Do this
The listing below begins with the first line you should copy; stop after the line containing "at (781, 128.5)", and drop every picture.

Entries provided
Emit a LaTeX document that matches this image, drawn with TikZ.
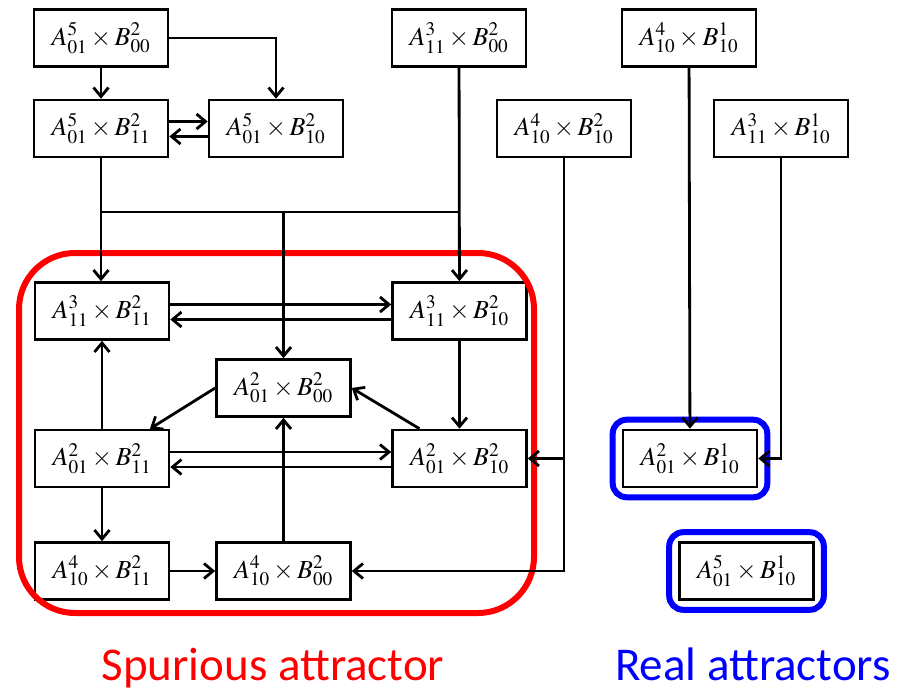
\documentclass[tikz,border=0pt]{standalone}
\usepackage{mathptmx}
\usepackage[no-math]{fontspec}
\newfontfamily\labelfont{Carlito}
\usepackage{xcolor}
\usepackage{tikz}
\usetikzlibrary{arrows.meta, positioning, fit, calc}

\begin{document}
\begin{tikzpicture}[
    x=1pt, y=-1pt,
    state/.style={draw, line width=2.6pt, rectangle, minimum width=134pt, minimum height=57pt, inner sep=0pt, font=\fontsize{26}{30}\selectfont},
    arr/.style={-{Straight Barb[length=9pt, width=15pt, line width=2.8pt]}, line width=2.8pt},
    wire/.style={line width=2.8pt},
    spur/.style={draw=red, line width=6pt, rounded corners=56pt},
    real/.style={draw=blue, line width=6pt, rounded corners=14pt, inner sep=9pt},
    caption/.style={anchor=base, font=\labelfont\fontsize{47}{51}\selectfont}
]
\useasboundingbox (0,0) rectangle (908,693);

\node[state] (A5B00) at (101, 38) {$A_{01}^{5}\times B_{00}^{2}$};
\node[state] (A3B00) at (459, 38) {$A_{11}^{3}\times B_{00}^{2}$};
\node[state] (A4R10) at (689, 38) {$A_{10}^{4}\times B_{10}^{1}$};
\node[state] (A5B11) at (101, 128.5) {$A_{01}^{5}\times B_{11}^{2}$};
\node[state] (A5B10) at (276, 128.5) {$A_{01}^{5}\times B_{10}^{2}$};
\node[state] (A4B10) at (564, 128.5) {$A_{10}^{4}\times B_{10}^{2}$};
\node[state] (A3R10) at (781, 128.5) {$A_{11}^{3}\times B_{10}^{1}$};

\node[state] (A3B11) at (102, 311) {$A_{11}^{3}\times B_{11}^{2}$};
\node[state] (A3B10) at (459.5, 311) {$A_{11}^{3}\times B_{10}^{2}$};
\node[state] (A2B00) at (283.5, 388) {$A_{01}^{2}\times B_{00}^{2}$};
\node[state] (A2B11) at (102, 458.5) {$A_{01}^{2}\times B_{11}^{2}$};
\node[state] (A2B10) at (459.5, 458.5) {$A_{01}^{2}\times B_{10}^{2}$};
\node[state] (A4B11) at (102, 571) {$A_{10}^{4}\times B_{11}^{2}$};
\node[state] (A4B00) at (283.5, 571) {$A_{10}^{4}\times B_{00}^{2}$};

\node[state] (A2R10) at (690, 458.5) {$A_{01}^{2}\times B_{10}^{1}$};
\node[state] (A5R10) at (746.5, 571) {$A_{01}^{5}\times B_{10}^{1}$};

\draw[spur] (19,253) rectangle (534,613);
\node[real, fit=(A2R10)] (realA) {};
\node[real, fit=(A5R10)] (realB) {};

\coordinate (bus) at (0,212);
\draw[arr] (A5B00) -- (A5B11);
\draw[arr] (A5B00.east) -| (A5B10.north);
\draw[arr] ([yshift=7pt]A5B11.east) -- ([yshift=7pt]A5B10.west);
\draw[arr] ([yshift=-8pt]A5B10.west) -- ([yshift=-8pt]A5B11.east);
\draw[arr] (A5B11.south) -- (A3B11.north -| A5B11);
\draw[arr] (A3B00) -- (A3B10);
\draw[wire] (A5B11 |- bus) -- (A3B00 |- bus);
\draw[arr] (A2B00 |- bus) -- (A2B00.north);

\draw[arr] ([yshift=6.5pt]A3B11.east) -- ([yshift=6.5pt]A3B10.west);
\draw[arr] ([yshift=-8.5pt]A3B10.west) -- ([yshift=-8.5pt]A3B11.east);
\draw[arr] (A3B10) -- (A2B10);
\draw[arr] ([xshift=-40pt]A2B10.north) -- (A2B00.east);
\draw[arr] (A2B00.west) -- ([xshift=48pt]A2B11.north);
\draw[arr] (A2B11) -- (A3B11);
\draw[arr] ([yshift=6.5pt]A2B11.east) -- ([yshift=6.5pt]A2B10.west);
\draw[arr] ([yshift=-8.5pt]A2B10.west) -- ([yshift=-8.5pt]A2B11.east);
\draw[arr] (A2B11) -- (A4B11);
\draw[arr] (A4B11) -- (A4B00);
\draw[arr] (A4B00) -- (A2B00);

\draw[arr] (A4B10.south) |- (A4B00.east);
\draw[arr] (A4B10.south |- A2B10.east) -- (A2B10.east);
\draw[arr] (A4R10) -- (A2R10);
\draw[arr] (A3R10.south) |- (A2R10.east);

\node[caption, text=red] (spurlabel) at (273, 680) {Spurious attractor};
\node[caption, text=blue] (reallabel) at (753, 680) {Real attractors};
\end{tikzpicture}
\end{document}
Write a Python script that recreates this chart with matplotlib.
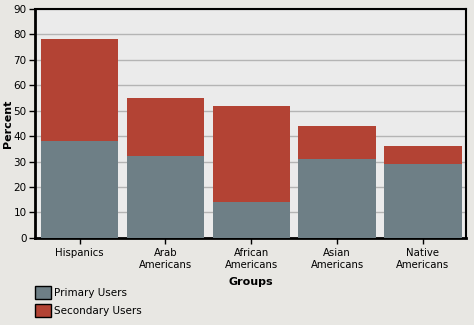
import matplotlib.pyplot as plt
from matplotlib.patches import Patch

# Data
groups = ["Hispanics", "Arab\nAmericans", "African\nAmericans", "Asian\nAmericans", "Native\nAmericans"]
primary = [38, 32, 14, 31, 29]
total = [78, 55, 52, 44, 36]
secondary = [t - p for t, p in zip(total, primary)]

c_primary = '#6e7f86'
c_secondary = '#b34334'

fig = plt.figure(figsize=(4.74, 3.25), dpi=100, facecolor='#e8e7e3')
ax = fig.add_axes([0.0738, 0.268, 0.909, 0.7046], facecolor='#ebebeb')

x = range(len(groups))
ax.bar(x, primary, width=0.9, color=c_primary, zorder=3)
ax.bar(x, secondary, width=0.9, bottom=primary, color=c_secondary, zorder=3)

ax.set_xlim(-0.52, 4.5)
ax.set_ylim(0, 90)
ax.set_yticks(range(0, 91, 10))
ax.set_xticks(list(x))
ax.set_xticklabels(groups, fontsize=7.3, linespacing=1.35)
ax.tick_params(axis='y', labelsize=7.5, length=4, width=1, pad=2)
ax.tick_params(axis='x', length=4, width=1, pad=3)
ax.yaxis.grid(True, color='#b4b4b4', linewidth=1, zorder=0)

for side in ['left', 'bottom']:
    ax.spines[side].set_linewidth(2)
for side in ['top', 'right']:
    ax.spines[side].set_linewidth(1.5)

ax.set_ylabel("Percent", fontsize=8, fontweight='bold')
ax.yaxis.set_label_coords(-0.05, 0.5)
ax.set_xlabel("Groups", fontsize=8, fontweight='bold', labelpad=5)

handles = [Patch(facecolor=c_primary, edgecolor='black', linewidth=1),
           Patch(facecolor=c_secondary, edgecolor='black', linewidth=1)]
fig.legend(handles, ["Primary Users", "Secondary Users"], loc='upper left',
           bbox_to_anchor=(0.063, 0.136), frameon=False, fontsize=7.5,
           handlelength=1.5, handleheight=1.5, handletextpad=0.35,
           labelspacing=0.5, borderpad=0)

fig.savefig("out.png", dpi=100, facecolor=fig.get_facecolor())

Exercise result
Emit a LaTeX document that matches this image, drawn with TikZ.
\documentclass[tikz,border=0pt]{standalone}
\usepackage{mathptmx}
\usepackage[no-math]{fontspec}
\newfontfamily\labelfont{Carlito}
\usepackage{xcolor}
\usepackage{tikz}
\usetikzlibrary{arrows.meta, positioning, fit, calc}

\begin{document}
\begin{tikzpicture}[
    x=1pt, y=-1pt,
    state/.style={draw, line width=2.6pt, rectangle, minimum width=134pt, minimum height=57pt, inner sep=0pt, font=\fontsize{26}{30}\selectfont},
    arr/.style={-{Straight Barb[length=9pt, width=15pt, line width=2.8pt]}, line width=2.8pt},
    wire/.style={line width=2.8pt},
    spur/.style={draw=red, line width=6pt, rounded corners=56pt},
    real/.style={draw=blue, line width=6pt, rounded corners=14pt, inner sep=9pt},
    caption/.style={anchor=base, font=\labelfont\fontsize{47}{51}\selectfont}
]
\useasboundingbox (0,0) rectangle (908,693);

\node[state] (A5B00) at (101, 38) {$A_{01}^{5}\times B_{00}^{2}$};
\node[state] (A3B00) at (459, 38) {$A_{11}^{3}\times B_{00}^{2}$};
\node[state] (A4R10) at (689, 38) {$A_{10}^{4}\times B_{10}^{1}$};
\node[state] (A5B11) at (101, 128.5) {$A_{01}^{5}\times B_{11}^{2}$};
\node[state] (A5B10) at (276, 128.5) {$A_{01}^{5}\times B_{10}^{2}$};
\node[state] (A4B10) at (564, 128.5) {$A_{10}^{4}\times B_{10}^{2}$};
\node[state] (A3R10) at (781, 128.5) {$A_{11}^{3}\times B_{10}^{1}$};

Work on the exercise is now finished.